Genomic multiple sequence alignments: refinement using a genetic algorithm
Department of Microbiology, University of Alabama at Birmingham, Birmingham, Alabama 35294-2170, USA
BMC Bioinformatics 2005, 6:200 doi:10.1186/1471-2105-6-200Published: 8 August 2005
Genomic sequence data cannot be fully appreciated in isolation. Comparative genomics – the practice of comparing genomic sequences from different species – plays an increasingly important role in understanding the genotypic differences between species that result in phenotypic differences as well as in revealing patterns of evolutionary relationships.
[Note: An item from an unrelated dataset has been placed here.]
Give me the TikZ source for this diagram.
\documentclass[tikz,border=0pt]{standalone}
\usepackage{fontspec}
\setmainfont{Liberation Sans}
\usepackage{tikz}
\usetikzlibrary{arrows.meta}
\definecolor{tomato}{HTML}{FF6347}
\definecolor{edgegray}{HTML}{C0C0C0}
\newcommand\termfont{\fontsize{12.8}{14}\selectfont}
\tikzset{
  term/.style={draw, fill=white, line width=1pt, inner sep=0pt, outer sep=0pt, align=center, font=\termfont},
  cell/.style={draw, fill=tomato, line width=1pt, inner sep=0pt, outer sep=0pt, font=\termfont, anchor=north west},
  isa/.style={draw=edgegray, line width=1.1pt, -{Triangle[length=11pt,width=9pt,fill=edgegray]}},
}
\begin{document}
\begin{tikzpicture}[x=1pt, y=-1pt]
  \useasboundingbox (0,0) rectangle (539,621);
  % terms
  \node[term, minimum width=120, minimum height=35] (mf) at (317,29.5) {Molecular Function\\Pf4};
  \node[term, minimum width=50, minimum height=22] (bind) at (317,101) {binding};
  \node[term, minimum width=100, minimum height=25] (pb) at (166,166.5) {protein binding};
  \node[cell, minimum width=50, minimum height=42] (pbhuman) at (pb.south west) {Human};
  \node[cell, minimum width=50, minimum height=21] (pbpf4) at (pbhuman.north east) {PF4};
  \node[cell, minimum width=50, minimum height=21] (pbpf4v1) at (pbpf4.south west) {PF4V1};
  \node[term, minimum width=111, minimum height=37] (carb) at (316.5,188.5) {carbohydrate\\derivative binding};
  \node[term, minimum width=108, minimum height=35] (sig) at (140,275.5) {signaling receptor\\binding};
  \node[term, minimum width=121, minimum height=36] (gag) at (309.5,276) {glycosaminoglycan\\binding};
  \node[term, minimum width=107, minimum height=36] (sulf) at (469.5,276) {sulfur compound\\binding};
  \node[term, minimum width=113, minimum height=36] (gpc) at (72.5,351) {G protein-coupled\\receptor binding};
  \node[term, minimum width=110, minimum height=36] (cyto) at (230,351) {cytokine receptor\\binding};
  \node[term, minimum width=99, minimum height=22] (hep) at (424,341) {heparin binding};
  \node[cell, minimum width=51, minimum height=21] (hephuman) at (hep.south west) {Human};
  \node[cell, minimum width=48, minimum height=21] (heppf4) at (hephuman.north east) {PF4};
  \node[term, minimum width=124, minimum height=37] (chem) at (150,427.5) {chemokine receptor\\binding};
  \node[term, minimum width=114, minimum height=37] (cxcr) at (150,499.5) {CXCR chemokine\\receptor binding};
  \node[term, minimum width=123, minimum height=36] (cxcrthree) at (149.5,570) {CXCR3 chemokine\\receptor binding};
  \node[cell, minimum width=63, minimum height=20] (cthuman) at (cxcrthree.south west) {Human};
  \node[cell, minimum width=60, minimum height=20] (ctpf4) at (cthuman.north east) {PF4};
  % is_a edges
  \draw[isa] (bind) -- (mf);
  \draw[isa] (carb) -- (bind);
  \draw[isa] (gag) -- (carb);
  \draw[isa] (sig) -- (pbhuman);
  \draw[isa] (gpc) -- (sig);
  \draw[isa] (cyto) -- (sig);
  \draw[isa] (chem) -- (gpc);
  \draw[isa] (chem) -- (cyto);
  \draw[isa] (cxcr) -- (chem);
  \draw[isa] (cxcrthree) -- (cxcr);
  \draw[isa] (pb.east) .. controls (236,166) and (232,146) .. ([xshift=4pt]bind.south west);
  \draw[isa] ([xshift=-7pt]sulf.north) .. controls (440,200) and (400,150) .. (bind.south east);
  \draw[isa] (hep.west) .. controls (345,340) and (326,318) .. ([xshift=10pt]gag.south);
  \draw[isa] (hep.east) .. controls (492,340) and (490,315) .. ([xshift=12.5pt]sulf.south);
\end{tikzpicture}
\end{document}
One of the major challenges in comparative genomics is producing a high-quality alignment between two or more related genomic sequences. In recent years, a number of tools have been developed for aligning large genomic sequences. Most utilize heuristic strategies to identify a series of strong sequence similarities, which are then used as anchors to align the regions between the anchor points. The resulting alignment is globally correct, but in many cases is suboptimal locally. We describe a new program, GenAlignRefine, which improves the overall quality of global multiple alignments by using a genetic algorithm to improve local regions of alignment. Regions of low quality are identified, realigned using the program T-Coffee, and then refined using a genetic algorithm. Because a better COFFEE (Consistency based Objective Function For alignmEnt Evaluation) score generally reflects greater alignment quality, the algorithm searches for an alignment that yields a better COFFEE score. To improve the intrinsic slowness of the genetic algorithm, GenAlignRefine was implemented as a parallel, cluster-based program.
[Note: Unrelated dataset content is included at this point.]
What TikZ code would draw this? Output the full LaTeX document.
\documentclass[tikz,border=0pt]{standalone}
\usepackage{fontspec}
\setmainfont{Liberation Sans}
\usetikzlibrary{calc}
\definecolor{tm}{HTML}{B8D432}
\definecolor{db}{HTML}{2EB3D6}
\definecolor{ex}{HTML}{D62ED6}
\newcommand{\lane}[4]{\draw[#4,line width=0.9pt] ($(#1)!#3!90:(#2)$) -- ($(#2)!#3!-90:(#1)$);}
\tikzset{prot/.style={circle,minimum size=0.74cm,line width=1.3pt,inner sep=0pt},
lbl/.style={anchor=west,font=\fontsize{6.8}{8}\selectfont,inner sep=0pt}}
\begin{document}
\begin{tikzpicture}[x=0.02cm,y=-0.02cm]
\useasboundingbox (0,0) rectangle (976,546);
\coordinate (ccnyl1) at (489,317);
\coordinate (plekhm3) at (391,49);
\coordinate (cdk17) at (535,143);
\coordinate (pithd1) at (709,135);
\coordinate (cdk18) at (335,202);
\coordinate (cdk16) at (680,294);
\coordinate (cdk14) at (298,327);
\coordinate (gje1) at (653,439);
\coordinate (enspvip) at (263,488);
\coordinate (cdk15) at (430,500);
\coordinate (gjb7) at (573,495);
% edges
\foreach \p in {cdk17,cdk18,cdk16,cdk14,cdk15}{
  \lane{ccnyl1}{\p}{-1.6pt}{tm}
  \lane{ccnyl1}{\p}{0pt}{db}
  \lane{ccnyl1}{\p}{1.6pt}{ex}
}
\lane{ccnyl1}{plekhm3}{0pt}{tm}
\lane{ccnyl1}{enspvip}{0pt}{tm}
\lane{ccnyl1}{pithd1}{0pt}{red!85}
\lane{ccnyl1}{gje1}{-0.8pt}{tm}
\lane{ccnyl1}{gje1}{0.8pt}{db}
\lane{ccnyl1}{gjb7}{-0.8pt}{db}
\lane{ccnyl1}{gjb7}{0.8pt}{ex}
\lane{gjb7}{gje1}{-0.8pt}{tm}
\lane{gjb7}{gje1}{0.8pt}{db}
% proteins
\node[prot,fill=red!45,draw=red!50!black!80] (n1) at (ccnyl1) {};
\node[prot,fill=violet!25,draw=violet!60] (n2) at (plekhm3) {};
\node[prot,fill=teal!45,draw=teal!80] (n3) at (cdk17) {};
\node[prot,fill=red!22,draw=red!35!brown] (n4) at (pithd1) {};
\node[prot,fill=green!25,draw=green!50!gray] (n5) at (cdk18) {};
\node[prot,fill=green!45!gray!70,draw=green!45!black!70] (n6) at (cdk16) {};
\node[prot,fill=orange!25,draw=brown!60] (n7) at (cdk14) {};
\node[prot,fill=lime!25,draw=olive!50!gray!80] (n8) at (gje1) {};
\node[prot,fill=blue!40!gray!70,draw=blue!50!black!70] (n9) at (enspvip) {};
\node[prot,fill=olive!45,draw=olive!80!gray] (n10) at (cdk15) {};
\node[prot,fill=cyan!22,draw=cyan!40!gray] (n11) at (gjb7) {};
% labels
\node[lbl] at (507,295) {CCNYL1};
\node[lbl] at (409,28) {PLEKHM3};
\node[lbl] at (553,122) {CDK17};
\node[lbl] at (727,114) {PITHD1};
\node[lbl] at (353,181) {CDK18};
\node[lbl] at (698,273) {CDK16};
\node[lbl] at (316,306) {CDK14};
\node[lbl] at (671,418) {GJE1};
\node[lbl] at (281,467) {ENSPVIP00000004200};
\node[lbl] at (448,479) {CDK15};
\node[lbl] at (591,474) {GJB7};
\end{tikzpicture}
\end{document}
We tested the GenAlignRefine algorithm by running it on a Linux cluster to refine sequences from a simulation, as well as refine a multiple alignment of 15 Orthopoxvirus genomic sequences approximately 260,000 nucleotides in length that initially had been aligned by Multi-LAGAN. It took approximately 150 minutes for a 40-processor Linux cluster to optimize some 200 fuzzy (poorly aligned) regions of the orthopoxvirus alignment. Overall sequence identity increased only slightly; but significantly, this occurred at the same time that the overall alignment length decreased – through the removal of gaps – by approximately 200 gapped regions representing roughly 1,300 gaps.
We have implemented a genetic algorithm in parallel mode to optimize multiple genomic sequence alignments initially generated by various alignment tools. Benchmarking experiments showed that the refinement algorithm improved genomic sequence alignments within a reasonable period of time.